### DATASET CONTENT

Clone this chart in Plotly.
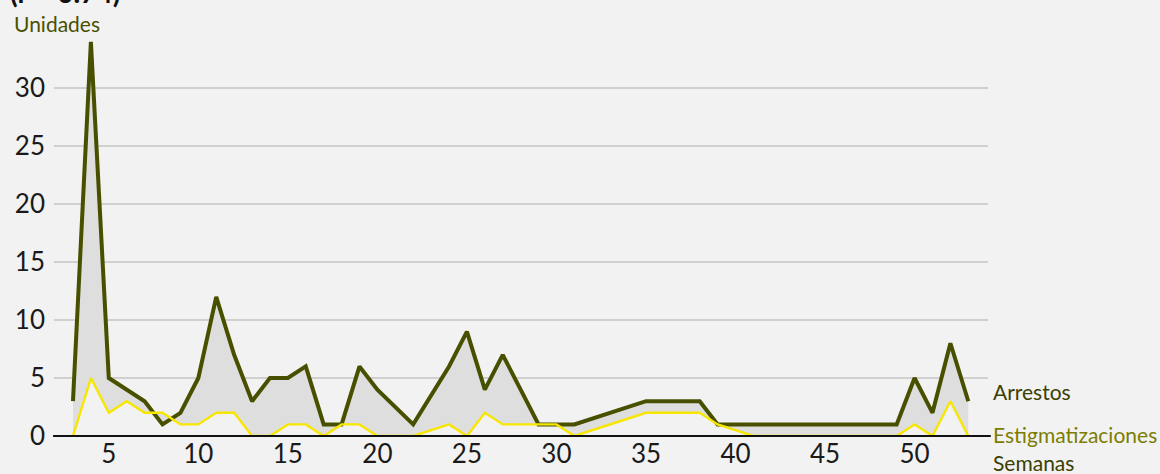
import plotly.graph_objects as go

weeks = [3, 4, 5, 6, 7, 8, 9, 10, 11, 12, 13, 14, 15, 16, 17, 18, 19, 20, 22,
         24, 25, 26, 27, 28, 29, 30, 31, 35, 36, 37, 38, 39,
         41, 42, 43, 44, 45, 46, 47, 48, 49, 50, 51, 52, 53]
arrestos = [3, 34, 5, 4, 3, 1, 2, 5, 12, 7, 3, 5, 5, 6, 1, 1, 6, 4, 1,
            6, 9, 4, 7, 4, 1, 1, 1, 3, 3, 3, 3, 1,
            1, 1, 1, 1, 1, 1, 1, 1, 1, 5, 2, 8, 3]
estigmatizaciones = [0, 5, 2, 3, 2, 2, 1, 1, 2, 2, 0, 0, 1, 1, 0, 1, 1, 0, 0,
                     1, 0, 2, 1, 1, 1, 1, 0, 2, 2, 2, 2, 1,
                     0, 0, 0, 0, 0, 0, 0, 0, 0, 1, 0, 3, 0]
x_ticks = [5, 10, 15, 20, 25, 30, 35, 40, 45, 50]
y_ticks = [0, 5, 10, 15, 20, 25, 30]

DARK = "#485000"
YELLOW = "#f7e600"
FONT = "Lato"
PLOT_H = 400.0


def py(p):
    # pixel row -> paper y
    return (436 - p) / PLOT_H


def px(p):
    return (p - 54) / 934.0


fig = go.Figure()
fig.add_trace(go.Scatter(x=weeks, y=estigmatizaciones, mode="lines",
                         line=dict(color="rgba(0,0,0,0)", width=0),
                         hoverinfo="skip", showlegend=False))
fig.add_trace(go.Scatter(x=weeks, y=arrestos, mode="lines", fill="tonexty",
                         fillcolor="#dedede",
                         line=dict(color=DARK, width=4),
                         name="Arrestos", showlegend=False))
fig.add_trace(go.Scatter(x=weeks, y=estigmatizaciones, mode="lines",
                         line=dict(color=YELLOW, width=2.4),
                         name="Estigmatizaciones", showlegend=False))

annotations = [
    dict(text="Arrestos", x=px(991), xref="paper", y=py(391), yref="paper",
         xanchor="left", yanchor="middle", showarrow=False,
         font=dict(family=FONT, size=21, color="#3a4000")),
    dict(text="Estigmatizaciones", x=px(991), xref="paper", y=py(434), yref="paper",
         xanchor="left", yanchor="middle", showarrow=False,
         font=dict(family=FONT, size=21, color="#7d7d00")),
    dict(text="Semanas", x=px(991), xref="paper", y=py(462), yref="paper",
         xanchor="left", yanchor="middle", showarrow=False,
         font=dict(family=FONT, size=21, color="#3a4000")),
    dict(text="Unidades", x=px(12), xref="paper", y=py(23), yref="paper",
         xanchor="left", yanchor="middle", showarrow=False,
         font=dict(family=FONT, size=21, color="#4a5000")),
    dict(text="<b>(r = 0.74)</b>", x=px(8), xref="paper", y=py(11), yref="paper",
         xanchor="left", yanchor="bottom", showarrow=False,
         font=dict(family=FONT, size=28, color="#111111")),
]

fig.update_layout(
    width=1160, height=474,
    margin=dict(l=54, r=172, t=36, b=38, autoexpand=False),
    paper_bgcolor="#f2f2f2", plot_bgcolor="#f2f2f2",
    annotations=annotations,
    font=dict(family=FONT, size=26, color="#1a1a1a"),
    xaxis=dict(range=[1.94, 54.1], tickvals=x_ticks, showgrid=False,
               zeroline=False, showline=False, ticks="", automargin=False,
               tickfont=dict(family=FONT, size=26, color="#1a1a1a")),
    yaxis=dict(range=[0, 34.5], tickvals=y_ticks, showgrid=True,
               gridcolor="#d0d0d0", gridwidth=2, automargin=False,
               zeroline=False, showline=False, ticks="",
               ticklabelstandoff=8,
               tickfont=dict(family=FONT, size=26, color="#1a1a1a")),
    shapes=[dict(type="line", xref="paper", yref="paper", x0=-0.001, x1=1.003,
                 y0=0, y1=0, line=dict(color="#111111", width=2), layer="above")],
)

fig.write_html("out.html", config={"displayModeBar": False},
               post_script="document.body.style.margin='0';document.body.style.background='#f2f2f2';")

### DIRECTIONS FOR THIS TASK
Starting at the first line of the material, output exactly the lines up to and including the one with "return (p - 54) / 934.0". Do not include the pictures.

### ANSWER TO THIS PROBLEM
Clone this chart in Plotly.
import plotly.graph_objects as go

weeks = [3, 4, 5, 6, 7, 8, 9, 10, 11, 12, 13, 14, 15, 16, 17, 18, 19, 20, 22,
         24, 25, 26, 27, 28, 29, 30, 31, 35, 36, 37, 38, 39,
         41, 42, 43, 44, 45, 46, 47, 48, 49, 50, 51, 52, 53]
arrestos = [3, 34, 5, 4, 3, 1, 2, 5, 12, 7, 3, 5, 5, 6, 1, 1, 6, 4, 1,
            6, 9, 4, 7, 4, 1, 1, 1, 3, 3, 3, 3, 1,
            1, 1, 1, 1, 1, 1, 1, 1, 1, 5, 2, 8, 3]
estigmatizaciones = [0, 5, 2, 3, 2, 2, 1, 1, 2, 2, 0, 0, 1, 1, 0, 1, 1, 0, 0,
                     1, 0, 2, 1, 1, 1, 1, 0, 2, 2, 2, 2, 1,
                     0, 0, 0, 0, 0, 0, 0, 0, 0, 1, 0, 3, 0]
x_ticks = [5, 10, 15, 20, 25, 30, 35, 40, 45, 50]
y_ticks = [0, 5, 10, 15, 20, 25, 30]

DARK = "#485000"
YELLOW = "#f7e600"
FONT = "Lato"
PLOT_H = 400.0


def py(p):
    # pixel row -> paper y
    return (436 - p) / PLOT_H


def px(p):
    return (p - 54) / 934.0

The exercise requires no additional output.